START PROVIDED MATERIAL
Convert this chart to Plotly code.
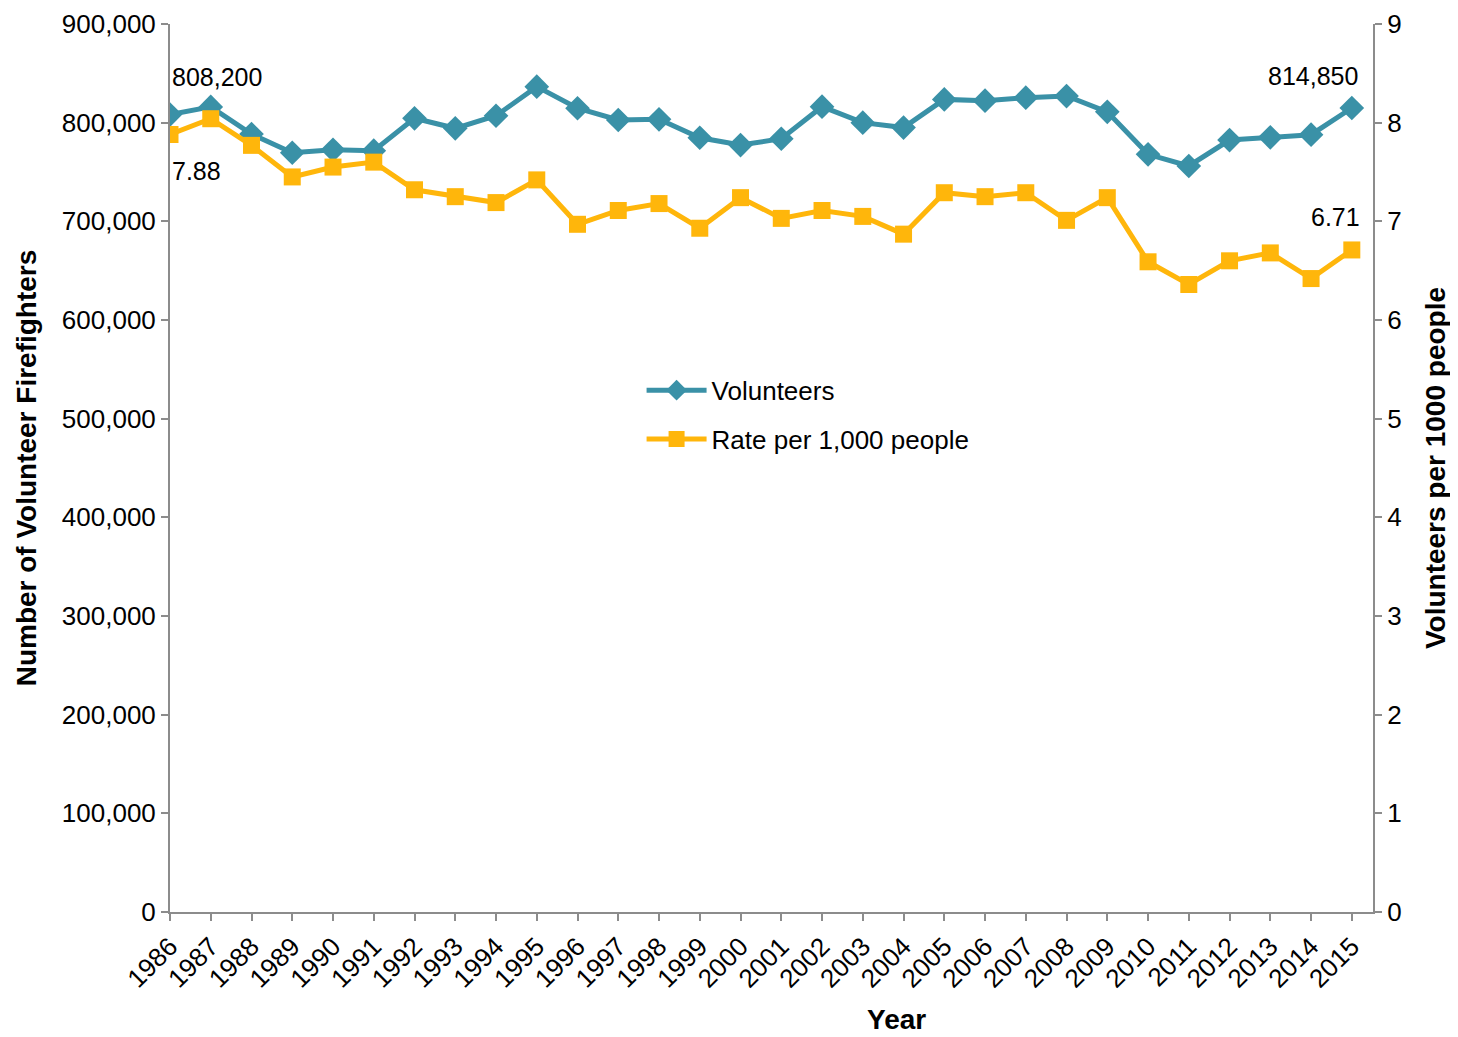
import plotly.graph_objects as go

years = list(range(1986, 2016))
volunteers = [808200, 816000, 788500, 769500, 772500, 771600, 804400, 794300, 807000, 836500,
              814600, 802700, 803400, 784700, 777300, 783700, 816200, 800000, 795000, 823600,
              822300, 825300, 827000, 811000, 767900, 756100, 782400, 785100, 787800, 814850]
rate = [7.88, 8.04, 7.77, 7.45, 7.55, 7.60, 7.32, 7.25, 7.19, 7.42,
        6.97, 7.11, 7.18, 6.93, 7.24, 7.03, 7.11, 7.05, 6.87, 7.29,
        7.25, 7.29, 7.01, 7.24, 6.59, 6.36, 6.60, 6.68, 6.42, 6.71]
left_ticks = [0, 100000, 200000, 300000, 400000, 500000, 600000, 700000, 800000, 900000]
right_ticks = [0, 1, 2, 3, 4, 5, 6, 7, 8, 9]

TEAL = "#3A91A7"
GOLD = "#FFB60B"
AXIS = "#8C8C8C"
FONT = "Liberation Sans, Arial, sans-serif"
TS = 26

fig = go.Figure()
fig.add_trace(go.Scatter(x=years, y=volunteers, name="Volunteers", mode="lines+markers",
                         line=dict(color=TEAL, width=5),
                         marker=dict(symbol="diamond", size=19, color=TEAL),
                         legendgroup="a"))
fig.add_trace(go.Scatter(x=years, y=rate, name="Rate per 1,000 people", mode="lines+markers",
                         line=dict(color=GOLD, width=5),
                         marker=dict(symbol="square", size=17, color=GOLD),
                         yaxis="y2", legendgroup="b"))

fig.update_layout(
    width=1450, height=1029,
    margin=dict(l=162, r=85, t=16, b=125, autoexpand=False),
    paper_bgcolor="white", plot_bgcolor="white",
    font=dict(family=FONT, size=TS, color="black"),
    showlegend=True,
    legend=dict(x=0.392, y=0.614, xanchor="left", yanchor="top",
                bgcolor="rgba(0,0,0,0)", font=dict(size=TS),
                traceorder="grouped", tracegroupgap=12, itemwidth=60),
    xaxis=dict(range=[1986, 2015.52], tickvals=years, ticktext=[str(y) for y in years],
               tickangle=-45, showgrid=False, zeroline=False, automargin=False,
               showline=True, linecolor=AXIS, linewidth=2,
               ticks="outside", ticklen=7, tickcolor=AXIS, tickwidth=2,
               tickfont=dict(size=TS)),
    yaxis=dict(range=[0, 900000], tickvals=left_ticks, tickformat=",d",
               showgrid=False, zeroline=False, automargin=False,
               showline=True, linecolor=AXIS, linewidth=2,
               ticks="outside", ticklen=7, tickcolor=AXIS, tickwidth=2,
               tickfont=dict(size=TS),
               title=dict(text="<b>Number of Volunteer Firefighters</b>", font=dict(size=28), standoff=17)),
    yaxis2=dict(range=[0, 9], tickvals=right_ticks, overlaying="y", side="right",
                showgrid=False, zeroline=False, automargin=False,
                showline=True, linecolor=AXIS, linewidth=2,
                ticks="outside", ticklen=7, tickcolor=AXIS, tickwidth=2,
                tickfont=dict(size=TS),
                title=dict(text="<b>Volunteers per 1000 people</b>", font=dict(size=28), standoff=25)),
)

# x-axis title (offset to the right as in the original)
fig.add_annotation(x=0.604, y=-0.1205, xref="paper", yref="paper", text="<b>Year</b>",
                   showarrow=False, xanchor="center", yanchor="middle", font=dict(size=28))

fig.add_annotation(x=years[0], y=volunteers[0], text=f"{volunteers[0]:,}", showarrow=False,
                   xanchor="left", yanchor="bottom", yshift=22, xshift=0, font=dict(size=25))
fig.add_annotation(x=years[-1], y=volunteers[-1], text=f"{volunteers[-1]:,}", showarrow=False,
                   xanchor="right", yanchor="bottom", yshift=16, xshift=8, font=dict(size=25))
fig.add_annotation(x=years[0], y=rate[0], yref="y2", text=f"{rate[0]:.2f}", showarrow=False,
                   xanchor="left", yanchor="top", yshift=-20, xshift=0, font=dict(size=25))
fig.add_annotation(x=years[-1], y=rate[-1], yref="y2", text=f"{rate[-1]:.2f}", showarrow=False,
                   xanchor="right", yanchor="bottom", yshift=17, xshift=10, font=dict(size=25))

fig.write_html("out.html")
END PROVIDED MATERIAL
> [AIM OF THE TASK]: In your copy, leave out the pictures and reproduce the material above exactly.

> [SOLUTION FOR THIS TASK]:
Convert this chart to Plotly code.
import plotly.graph_objects as go

years = list(range(1986, 2016))
volunteers = [808200, 816000, 788500, 769500, 772500, 771600, 804400, 794300, 807000, 836500,
              814600, 802700, 803400, 784700, 777300, 783700, 816200, 800000, 795000, 823600,
              822300, 825300, 827000, 811000, 767900, 756100, 782400, 785100, 787800, 814850]
rate = [7.88, 8.04, 7.77, 7.45, 7.55, 7.60, 7.32, 7.25, 7.19, 7.42,
        6.97, 7.11, 7.18, 6.93, 7.24, 7.03, 7.11, 7.05, 6.87, 7.29,
        7.25, 7.29, 7.01, 7.24, 6.59, 6.36, 6.60, 6.68, 6.42, 6.71]
left_ticks = [0, 100000, 200000, 300000, 400000, 500000, 600000, 700000, 800000, 900000]
right_ticks = [0, 1, 2, 3, 4, 5, 6, 7, 8, 9]

TEAL = "#3A91A7"
GOLD = "#FFB60B"
AXIS = "#8C8C8C"
FONT = "Liberation Sans, Arial, sans-serif"
TS = 26

fig = go.Figure()
fig.add_trace(go.Scatter(x=years, y=volunteers, name="Volunteers", mode="lines+markers",
                         line=dict(color=TEAL, width=5),
                         marker=dict(symbol="diamond", size=19, color=TEAL),
                         legendgroup="a"))
fig.add_trace(go.Scatter(x=years, y=rate, name="Rate per 1,000 people", mode="lines+markers",
                         line=dict(color=GOLD, width=5),
                         marker=dict(symbol="square", size=17, color=GOLD),
                         yaxis="y2", legendgroup="b"))

fig.update_layout(
    width=1450, height=1029,
    margin=dict(l=162, r=85, t=16, b=125, autoexpand=False),
    paper_bgcolor="white", plot_bgcolor="white",
    font=dict(family=FONT, size=TS, color="black"),
    showlegend=True,
    legend=dict(x=0.392, y=0.614, xanchor="left", yanchor="top",
                bgcolor="rgba(0,0,0,0)", font=dict(size=TS),
                traceorder="grouped", tracegroupgap=12, itemwidth=60),
    xaxis=dict(range=[1986, 2015.52], tickvals=years, ticktext=[str(y) for y in years],
               tickangle=-45, showgrid=False, zeroline=False, automargin=False,
               showline=True, linecolor=AXIS, linewidth=2,
               ticks="outside", ticklen=7, tickcolor=AXIS, tickwidth=2,
               tickfont=dict(size=TS)),
    yaxis=dict(range=[0, 900000], tickvals=left_ticks, tickformat=",d",
               showgrid=False, zeroline=False, automargin=False,
               showline=True, linecolor=AXIS, linewidth=2,
               ticks="outside", ticklen=7, tickcolor=AXIS, tickwidth=2,
               tickfont=dict(size=TS),
               title=dict(text="<b>Number of Volunteer Firefighters</b>", font=dict(size=28), standoff=17)),
    yaxis2=dict(range=[0, 9], tickvals=right_ticks, overlaying="y", side="right",
                showgrid=False, zeroline=False, automargin=False,
                showline=True, linecolor=AXIS, linewidth=2,
                ticks="outside", ticklen=7, tickcolor=AXIS, tickwidth=2,
                tickfont=dict(size=TS),
                title=dict(text="<b>Volunteers per 1000 people</b>", font=dict(size=28), standoff=25)),
)

# x-axis title (offset to the right as in the original)
fig.add_annotation(x=0.604, y=-0.1205, xref="paper", yref="paper", text="<b>Year</b>",
                   showarrow=False, xanchor="center", yanchor="middle", font=dict(size=28))

fig.add_annotation(x=years[0], y=volunteers[0], text=f"{volunteers[0]:,}", showarrow=False,
                   xanchor="left", yanchor="bottom", yshift=22, xshift=0, font=dict(size=25))
fig.add_annotation(x=years[-1], y=volunteers[-1], text=f"{volunteers[-1]:,}", showarrow=False,
                   xanchor="right", yanchor="bottom", yshift=16, xshift=8, font=dict(size=25))
fig.add_annotation(x=years[0], y=rate[0], yref="y2", text=f"{rate[0]:.2f}", showarrow=False,
                   xanchor="left", yanchor="top", yshift=-20, xshift=0, font=dict(size=25))
fig.add_annotation(x=years[-1], y=rate[-1], yref="y2", text=f"{rate[-1]:.2f}", showarrow=False,
                   xanchor="right", yanchor="bottom", yshift=17, xshift=10, font=dict(size=25))

fig.write_html("out.html")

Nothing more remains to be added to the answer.